With real inflation around 25-26% rather than the official 8.2%, and civilian sectors declining, the Kremlin faces what Vlasiuk described as classic stagflation—stalling growth with accelerating prices.
Combined with Ukrainian drone strikes that have reduced Russia’s refining output by up to 90% at targeted facilities, the sanctions-driven revenue loss creates a double squeeze on Moscow’s war funding.
Floating storage reveals sanctions working
The 380 million barrels trapped at sea represent more than delayed revenue—they reveal how sanctions work through incremental strangulation rather than immediate blockade. Russian oil companies can still pump crude and load tankers, but cannot convert that crude into usable war revenue without buyers willing to risk secondary sanctions.
Moscow cannot easily redirect these floating cargoes.
More than 1.2 million barrels per day sit on ships showing destinations as Port Said or the Suez Canal, or vessels from Pacific ports with no clear delivery point.
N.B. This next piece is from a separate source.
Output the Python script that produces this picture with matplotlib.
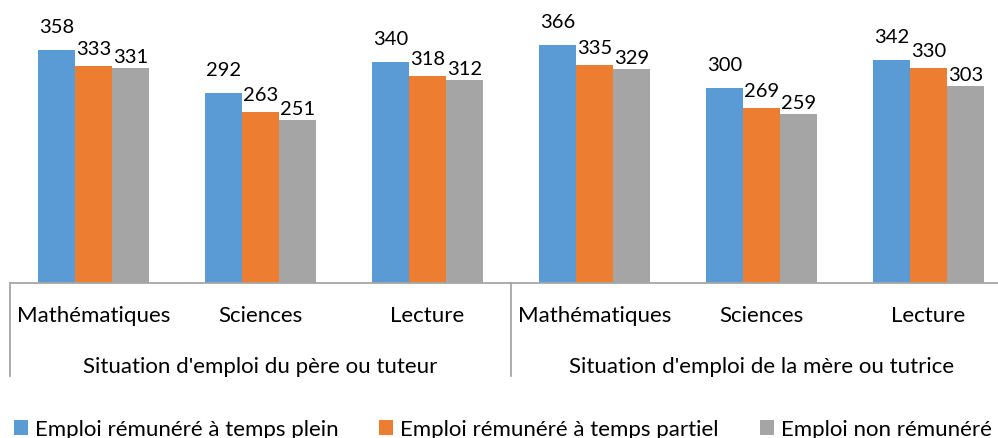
import matplotlib
matplotlib.use("Agg")
import matplotlib.pyplot as plt
from matplotlib.patches import Patch
import numpy as np

categories = ["Mathématiques", "Sciences", "Lecture", "Mathématiques", "Sciences", "Lecture"]
groups = ["Situation d'emploi du père ou tuteur", "Situation d'emploi de la mère ou tutrice"]
series_names = ["Emploi rémunéré à temps plein", "Emploi rémunéré à temps partiel", "Emploi non rémunéré"]
plein = [358, 292, 340, 366, 300, 342]
partiel = [333, 263, 318, 335, 269, 330]
non_remunere = [331, 251, 312, 329, 259, 303]

colors = ["#5B9BD5", "#ED7D31", "#A5A5A5"]
FONT = "Lato"
FS = 16
FS_LAB = 14.5
plt.rcParams['font.family'] = [FONT, 'DejaVu Sans']

W, H = 998, 439
fig = plt.figure(figsize=(W / 100, H / 100), dpi=100)
base_y = 284
px_per_unit = 0.651
ax_left, ax_right = 10, 1012
ax = fig.add_axes([ax_left / W, (H - base_y) / H, (ax_right - ax_left) / W, base_y / H])
ax.set_xlim(0, len(categories))
ax.set_ylim(0, base_y / px_per_unit)

bw = 37 / 167
x = np.arange(len(categories)) + 0.5
gaps_pt = [13, 8.6, 4.3]
for k, vals in enumerate([plein, partiel, non_remunere]):
    xs = x + (k - 1) * bw
    ax.bar(xs, vals, width=bw, color=colors[k], edgecolor='none', zorder=2)
    for xi, v in zip(xs, vals):
        ax.annotate(str(v), (xi, v), xytext=(0, gaps_pt[k]), textcoords='offset points',
                    ha='center', va='baseline', fontsize=FS_LAB, color='#000000',
                    annotation_clip=False)

for s in ['top', 'right', 'left']:
    ax.spines[s].set_visible(False)
ax.spines['bottom'].set_color('#A6A6A6')
ax.spines['bottom'].set_linewidth(1.3)
ax.set_xticks([])
ax.set_yticks([])

tr = ax.get_xaxis_transform()
sep_bottom = -(377 - base_y) / base_y
for xs in [0, 3, 6]:
    ax.plot([xs, xs], [0, sep_bottom], color='#A6A6A6', lw=1.3, transform=tr, clip_on=False)

cat_y = -(322 - base_y) / base_y
grp_y = -(373 - base_y) / base_y
for xi, c in zip(x, categories):
    ax.text(xi, cat_y, c, ha='center', va='baseline', fontsize=FS, transform=tr)
for gi, g in enumerate(groups):
    ax.text(gi * 3 + 1.5, grp_y, g, ha='center', va='baseline', fontsize=FS, transform=tr)

leg_x = [14, 379, 760]
for name, col, lx in zip(series_names, colors, leg_x):
    fig.legend(handles=[Patch(facecolor=col, edgecolor='none', label=name)],
               loc='center left', bbox_to_anchor=(lx / W, (H - 430) / H),
               frameon=False, fontsize=FS, handlelength=0.65, handleheight=0.65,
               handletextpad=0.3, borderpad=0, borderaxespad=0)

fig.savefig("out.png", dpi=100)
Another 140,000 barrels per day float on tankers yet to signal any destination whatsoever.
Torbjörn Törnqvist, CEO of the commodities trading company Gunvor Group, told Bloomberg the disruption may prove temporary, predicting “more and more of the disrupted Russian oil, one way or another, finds its way to the market.”
But the simultaneous pullback by India, China, and Türkiye eliminates Russia’s ability to compensate through market diversification.
Together, these three buyers represented more than 95% of Moscow’s seaborne crude exports—and there is no fourth market capable of absorbing equivalent volumes.
As one tanker after another joins the floating inventory, unable to deliver cargoes, Russia faces an impossible choice: continue loading crude that generates no immediate revenue while paying storage costs and ship rentals, or cut production and accept permanent market share loss.
Either option accelerates the economic timeline analysts identified months ago.
The floating blockade, invisible to most observers but precisely measured by vessel-tracking systems, may prove the clearest indicator of when economic pressure on Russia’s war machine reaches unsustainable levels.